Given task: Only the pictures are left out: repeat the rest of the entries exactly.

Data for the task:

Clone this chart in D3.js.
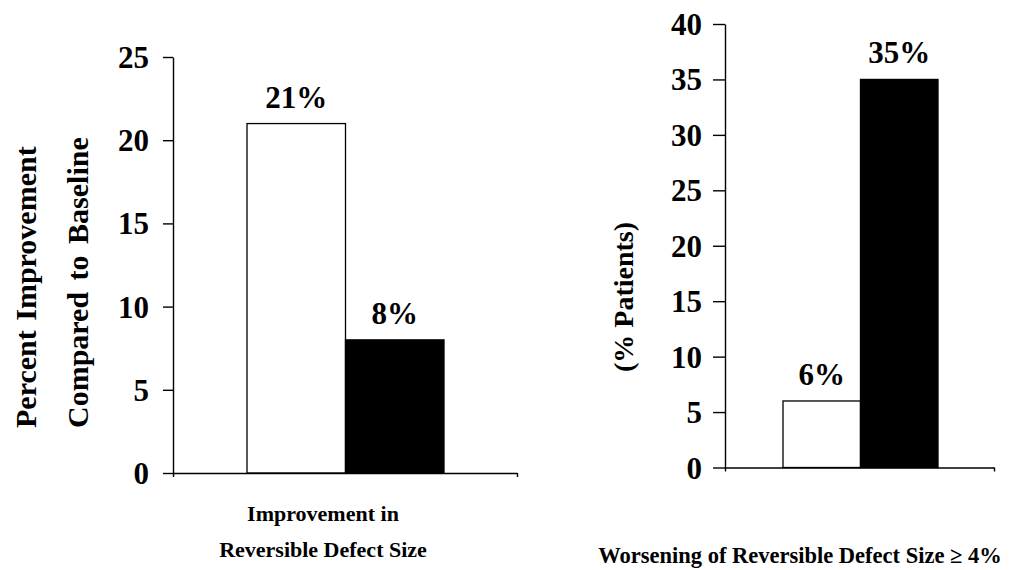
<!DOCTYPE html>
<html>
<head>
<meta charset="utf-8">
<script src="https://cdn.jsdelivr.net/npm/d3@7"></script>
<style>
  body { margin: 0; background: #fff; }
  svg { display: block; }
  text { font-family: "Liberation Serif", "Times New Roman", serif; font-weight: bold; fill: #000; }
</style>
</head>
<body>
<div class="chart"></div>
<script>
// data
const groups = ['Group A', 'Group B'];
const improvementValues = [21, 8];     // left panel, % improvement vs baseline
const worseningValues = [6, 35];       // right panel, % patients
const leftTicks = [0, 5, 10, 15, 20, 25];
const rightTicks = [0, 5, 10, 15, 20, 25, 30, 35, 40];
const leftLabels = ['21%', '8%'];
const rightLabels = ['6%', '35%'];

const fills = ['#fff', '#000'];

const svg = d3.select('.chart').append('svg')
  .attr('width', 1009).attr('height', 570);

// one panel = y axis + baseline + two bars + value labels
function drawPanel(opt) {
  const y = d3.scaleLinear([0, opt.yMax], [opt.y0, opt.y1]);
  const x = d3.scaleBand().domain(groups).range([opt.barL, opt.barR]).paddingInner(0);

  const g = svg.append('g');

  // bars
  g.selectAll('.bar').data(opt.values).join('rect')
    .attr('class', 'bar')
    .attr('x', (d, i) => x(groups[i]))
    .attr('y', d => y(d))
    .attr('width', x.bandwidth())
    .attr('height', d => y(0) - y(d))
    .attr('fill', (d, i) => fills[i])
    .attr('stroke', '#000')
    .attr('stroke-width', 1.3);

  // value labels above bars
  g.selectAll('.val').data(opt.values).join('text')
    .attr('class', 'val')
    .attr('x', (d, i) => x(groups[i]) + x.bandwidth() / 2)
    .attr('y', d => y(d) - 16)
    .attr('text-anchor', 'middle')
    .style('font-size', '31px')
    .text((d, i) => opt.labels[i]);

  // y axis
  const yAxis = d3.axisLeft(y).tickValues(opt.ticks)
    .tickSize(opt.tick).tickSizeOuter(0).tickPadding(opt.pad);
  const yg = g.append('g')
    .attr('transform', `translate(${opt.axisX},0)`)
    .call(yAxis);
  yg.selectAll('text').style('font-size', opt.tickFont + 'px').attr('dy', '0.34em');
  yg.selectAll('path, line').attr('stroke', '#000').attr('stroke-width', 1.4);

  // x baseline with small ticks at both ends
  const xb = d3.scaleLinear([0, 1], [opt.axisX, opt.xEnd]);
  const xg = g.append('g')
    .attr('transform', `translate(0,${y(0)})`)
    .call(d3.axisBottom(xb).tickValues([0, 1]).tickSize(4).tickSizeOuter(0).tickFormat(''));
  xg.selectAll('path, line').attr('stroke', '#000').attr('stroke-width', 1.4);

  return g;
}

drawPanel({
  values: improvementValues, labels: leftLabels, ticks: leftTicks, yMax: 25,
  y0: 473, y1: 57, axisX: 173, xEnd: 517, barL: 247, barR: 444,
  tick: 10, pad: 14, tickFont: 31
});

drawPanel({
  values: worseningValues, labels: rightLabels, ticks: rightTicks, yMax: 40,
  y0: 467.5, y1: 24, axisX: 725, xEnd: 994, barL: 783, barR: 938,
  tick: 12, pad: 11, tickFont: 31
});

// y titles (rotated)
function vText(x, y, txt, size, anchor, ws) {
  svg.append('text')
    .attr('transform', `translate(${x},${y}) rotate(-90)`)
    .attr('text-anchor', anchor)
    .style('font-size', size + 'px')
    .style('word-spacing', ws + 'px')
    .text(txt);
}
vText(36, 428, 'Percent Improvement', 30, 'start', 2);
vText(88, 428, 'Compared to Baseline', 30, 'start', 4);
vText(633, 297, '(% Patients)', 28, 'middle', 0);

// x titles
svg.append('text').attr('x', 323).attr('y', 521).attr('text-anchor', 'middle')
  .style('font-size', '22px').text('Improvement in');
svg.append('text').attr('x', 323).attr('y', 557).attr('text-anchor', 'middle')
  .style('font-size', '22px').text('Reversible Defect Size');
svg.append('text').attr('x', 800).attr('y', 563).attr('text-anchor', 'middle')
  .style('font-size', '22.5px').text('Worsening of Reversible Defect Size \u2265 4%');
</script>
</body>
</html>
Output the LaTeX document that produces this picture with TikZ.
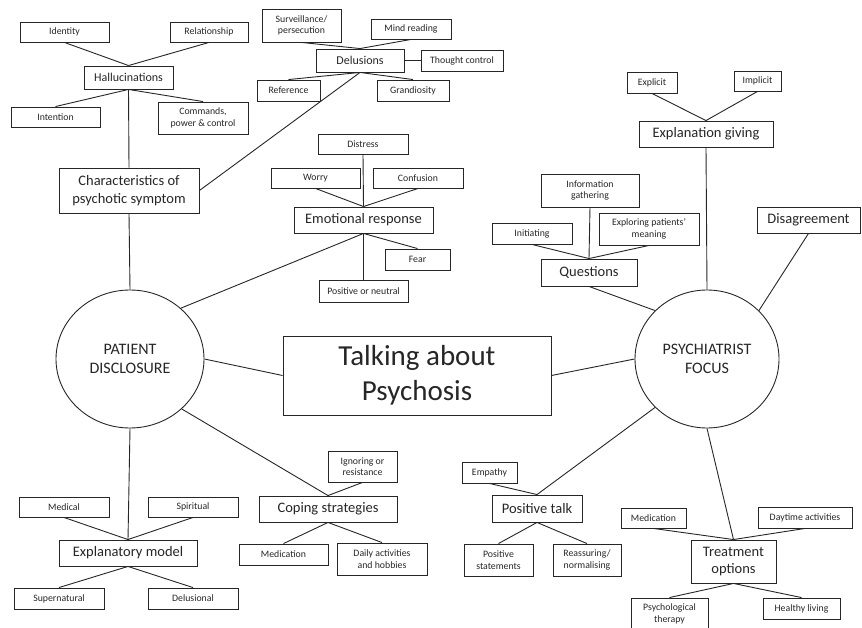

Exercise result:
Clone this chart in D3.js.
<!DOCTYPE html>
<html>
<head>
<meta charset="utf-8">
<script src="https://cdn.jsdelivr.net/npm/d3@7"></script>
<style>
  body { margin: 0; background: #fff; }
  svg { display: block; }
  text { font-family: "Liberation Serif", "Times New Roman", serif; font-weight: bold; fill: #000; }
</style>
</head>
<body>
<div class="chart"></div>
<script>
// data
const groups = ['Group A', 'Group B'];
const improvementValues = [21, 8];     // left panel, % improvement vs baseline
const worseningValues = [6, 35];       // right panel, % patients
const leftTicks = [0, 5, 10, 15, 20, 25];
const rightTicks = [0, 5, 10, 15, 20, 25, 30, 35, 40];
const leftLabels = ['21%', '8%'];
const rightLabels = ['6%', '35%'];

const fills = ['#fff', '#000'];

const svg = d3.select('.chart').append('svg')
  .attr('width', 1009).attr('height', 570);

// one panel = y axis + baseline + two bars + value labels
function drawPanel(opt) {
  const y = d3.scaleLinear([0, opt.yMax], [opt.y0, opt.y1]);
  const x = d3.scaleBand().domain(groups).range([opt.barL, opt.barR]).paddingInner(0);

  const g = svg.append('g');

  // bars
  g.selectAll('.bar').data(opt.values).join('rect')
    .attr('class', 'bar')
    .attr('x', (d, i) => x(groups[i]))
    .attr('y', d => y(d))
    .attr('width', x.bandwidth())
    .attr('height', d => y(0) - y(d))
    .attr('fill', (d, i) => fills[i])
    .attr('stroke', '#000')
    .attr('stroke-width', 1.3);

  // value labels above bars
  g.selectAll('.val').data(opt.values).join('text')
    .attr('class', 'val')
    .attr('x', (d, i) => x(groups[i]) + x.bandwidth() / 2)
    .attr('y', d => y(d) - 16)
    .attr('text-anchor', 'middle')
    .style('font-size', '31px')
    .text((d, i) => opt.labels[i]);

  // y axis
  const yAxis = d3.axisLeft(y).tickValues(opt.ticks)
    .tickSize(opt.tick).tickSizeOuter(0).tickPadding(opt.pad);
  const yg = g.append('g')
    .attr('transform', `translate(${opt.axisX},0)`)
    .call(yAxis);
  yg.selectAll('text').style('font-size', opt.tickFont + 'px').attr('dy', '0.34em');
  yg.selectAll('path, line').attr('stroke', '#000').attr('stroke-width', 1.4);

  // x baseline with small ticks at both ends
  const xb = d3.scaleLinear([0, 1], [opt.axisX, opt.xEnd]);
  const xg = g.append('g')
    .attr('transform', `translate(0,${y(0)})`)
    .call(d3.axisBottom(xb).tickValues([0, 1]).tickSize(4).tickSizeOuter(0).tickFormat(''));
  xg.selectAll('path, line').attr('stroke', '#000').attr('stroke-width', 1.4);

  return g;
}

drawPanel({
  values: improvementValues, labels: leftLabels, ticks: leftTicks, yMax: 25,
  y0: 473, y1: 57, axisX: 173, xEnd: 517, barL: 247, barR: 444,
  tick: 10, pad: 14, tickFont: 31
});

drawPanel({
  values: worseningValues, labels: rightLabels, ticks: rightTicks, yMax: 40,
  y0: 467.5, y1: 24, axisX: 725, xEnd: 994, barL: 783, barR: 938,
  tick: 12, pad: 11, tickFont: 31
});

// y titles (rotated)
function vText(x, y, txt, size, anchor, ws) {
  svg.append('text')
    .attr('transform', `translate(${x},${y}) rotate(-90)`)
    .attr('text-anchor', anchor)
    .style('font-size', size + 'px')
    .style('word-spacing', ws + 'px')
    .text(txt);
}
vText(36, 428, 'Percent Improvement', 30, 'start', 2);
vText(88, 428, 'Compared to Baseline', 30, 'start', 4);
vText(633, 297, '(% Patients)', 28, 'middle', 0);

// x titles
svg.append('text').attr('x', 323).attr('y', 521).attr('text-anchor', 'middle')
  .style('font-size', '22px').text('Improvement in');
svg.append('text').attr('x', 323).attr('y', 557).attr('text-anchor', 'middle')
  .style('font-size', '22px').text('Reversible Defect Size');
svg.append('text').attr('x', 800).attr('y', 563).attr('text-anchor', 'middle')
  .style('font-size', '22.5px').text('Worsening of Reversible Defect Size \u2265 4%');
</script>
</body>
</html>
Output the LaTeX document that produces this picture with TikZ.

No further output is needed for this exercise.